### [Data]
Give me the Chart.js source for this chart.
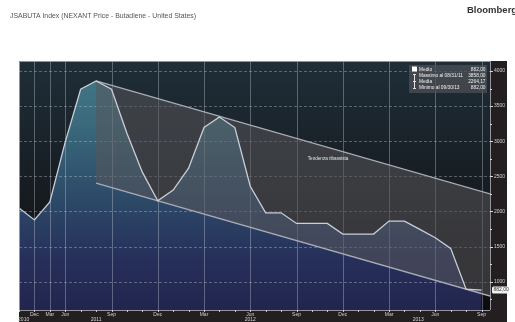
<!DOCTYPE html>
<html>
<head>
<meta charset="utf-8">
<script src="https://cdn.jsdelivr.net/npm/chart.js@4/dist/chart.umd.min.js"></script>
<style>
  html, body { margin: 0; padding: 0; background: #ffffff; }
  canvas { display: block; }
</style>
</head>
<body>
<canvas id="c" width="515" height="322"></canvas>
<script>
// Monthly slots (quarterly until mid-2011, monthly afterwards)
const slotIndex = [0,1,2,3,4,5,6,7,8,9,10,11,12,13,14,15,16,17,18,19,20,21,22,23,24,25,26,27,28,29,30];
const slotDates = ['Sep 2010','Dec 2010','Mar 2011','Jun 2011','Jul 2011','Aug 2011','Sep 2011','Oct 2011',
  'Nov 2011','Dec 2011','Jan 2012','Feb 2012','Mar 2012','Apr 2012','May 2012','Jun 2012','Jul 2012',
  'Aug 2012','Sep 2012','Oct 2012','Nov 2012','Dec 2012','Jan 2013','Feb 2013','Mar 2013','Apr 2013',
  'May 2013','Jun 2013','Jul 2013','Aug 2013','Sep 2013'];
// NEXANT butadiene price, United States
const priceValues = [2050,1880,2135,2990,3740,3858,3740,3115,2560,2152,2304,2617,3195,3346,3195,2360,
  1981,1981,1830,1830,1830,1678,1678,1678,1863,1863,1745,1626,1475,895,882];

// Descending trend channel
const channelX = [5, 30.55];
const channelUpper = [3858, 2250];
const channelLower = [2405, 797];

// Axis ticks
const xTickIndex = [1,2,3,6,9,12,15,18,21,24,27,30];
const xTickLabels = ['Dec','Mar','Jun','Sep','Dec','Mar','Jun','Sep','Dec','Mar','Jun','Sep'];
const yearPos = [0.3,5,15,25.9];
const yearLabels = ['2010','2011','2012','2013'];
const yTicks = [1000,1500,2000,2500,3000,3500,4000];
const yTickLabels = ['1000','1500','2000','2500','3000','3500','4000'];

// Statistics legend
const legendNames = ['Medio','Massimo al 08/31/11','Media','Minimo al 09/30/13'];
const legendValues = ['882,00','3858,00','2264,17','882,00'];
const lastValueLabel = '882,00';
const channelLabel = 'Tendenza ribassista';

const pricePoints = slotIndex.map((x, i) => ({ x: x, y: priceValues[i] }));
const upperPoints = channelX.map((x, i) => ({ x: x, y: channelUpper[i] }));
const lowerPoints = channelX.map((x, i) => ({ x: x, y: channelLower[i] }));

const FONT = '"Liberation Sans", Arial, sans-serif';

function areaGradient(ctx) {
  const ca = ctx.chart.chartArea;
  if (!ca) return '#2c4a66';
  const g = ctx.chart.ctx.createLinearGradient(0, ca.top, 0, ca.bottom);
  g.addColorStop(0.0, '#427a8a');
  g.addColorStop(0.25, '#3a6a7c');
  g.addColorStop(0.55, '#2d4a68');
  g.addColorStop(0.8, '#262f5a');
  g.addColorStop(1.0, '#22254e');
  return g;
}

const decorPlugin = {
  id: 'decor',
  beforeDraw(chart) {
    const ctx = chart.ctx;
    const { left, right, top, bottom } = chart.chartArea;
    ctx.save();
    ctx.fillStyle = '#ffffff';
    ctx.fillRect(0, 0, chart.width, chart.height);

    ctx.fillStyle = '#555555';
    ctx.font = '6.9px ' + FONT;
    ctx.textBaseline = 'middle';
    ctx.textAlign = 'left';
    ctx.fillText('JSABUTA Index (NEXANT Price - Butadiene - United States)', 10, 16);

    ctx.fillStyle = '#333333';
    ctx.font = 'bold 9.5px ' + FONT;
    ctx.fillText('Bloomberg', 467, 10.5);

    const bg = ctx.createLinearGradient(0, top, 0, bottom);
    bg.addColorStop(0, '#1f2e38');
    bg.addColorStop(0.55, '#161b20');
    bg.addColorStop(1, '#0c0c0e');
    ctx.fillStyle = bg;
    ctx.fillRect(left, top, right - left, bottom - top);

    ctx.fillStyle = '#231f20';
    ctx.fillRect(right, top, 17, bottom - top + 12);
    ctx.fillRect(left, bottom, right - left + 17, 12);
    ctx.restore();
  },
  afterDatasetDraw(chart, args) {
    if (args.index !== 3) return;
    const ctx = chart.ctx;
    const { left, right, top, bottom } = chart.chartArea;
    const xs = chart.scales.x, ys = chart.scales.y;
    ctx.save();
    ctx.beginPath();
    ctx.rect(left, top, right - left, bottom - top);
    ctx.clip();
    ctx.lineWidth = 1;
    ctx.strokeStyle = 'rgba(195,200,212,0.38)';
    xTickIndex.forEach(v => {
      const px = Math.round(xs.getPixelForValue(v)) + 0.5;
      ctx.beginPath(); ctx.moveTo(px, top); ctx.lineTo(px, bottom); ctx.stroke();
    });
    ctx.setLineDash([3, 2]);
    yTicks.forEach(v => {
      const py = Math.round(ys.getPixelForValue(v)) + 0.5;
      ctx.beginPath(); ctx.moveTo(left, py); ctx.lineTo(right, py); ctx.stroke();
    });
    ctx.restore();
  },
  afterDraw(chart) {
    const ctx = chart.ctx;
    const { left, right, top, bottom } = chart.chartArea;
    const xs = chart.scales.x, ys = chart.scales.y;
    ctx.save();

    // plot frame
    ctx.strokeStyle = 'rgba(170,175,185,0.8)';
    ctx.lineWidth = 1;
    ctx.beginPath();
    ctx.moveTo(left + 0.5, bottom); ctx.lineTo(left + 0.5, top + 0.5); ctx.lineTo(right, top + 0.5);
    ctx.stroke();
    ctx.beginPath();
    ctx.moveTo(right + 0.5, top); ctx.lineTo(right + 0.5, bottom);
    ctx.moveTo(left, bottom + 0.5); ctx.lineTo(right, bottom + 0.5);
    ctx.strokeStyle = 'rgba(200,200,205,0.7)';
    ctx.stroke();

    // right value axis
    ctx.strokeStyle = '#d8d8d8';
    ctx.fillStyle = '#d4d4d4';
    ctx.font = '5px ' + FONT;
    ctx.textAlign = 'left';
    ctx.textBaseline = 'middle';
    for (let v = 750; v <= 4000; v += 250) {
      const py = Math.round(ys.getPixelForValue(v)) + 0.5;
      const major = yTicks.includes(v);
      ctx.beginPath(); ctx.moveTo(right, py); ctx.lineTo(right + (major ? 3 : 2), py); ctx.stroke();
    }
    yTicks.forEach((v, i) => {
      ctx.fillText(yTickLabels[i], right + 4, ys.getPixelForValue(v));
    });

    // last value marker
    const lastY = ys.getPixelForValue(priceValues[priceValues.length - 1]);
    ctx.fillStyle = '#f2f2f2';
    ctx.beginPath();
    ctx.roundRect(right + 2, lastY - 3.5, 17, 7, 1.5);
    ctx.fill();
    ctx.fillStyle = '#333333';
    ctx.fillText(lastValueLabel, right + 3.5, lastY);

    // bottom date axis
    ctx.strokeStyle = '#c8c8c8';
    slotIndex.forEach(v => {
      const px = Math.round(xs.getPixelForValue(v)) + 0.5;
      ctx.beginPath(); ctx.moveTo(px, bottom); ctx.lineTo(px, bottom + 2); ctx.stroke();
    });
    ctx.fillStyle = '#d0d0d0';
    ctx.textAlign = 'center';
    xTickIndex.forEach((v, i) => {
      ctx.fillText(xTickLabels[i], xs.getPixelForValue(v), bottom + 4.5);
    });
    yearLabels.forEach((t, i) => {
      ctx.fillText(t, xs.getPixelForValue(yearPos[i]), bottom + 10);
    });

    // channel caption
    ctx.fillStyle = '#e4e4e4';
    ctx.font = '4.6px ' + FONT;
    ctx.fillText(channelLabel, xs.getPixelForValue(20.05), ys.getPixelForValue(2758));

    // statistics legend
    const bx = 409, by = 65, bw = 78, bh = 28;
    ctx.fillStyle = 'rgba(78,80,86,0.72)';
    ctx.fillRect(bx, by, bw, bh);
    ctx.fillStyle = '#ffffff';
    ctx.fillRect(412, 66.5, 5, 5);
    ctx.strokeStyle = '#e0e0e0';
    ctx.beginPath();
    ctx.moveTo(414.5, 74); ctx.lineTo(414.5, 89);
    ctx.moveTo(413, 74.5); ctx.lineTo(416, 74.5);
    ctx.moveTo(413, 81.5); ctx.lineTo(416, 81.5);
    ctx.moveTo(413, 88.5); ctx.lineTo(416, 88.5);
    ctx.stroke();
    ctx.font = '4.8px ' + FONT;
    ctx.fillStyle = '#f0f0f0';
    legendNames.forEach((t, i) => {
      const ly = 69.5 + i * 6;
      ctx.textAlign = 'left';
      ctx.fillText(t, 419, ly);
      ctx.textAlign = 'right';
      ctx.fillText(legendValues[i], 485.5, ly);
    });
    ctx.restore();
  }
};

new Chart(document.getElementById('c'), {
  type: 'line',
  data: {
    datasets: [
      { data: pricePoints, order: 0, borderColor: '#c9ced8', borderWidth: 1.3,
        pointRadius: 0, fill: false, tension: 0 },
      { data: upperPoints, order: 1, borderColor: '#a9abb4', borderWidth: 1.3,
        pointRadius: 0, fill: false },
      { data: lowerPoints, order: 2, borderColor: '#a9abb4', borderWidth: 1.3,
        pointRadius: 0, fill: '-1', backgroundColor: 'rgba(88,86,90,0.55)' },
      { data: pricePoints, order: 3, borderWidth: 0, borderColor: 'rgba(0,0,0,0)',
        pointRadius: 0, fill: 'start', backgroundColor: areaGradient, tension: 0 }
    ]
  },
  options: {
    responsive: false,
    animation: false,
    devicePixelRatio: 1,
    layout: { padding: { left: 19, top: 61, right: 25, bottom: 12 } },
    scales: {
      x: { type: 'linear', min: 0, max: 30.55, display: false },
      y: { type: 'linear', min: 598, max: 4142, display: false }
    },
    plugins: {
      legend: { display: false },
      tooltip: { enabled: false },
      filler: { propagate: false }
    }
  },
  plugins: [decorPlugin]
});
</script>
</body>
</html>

* * *

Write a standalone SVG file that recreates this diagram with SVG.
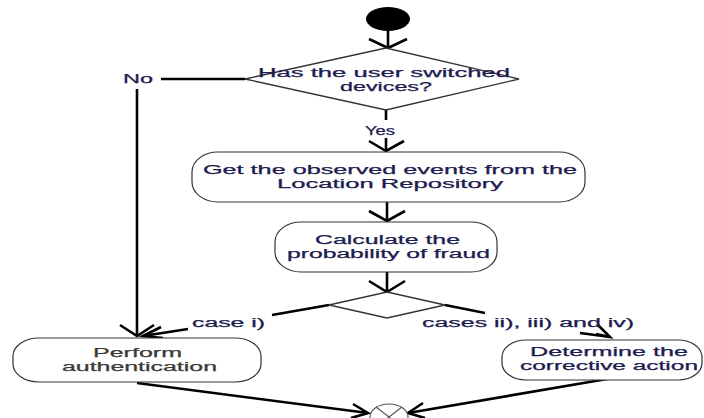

### [Task statement]
Take each line of the material that contains the word "this" and list it.

### [Answer in full]
Give me the Chart.js source for this chart.
Write a standalone SVG file that recreates this diagram with SVG.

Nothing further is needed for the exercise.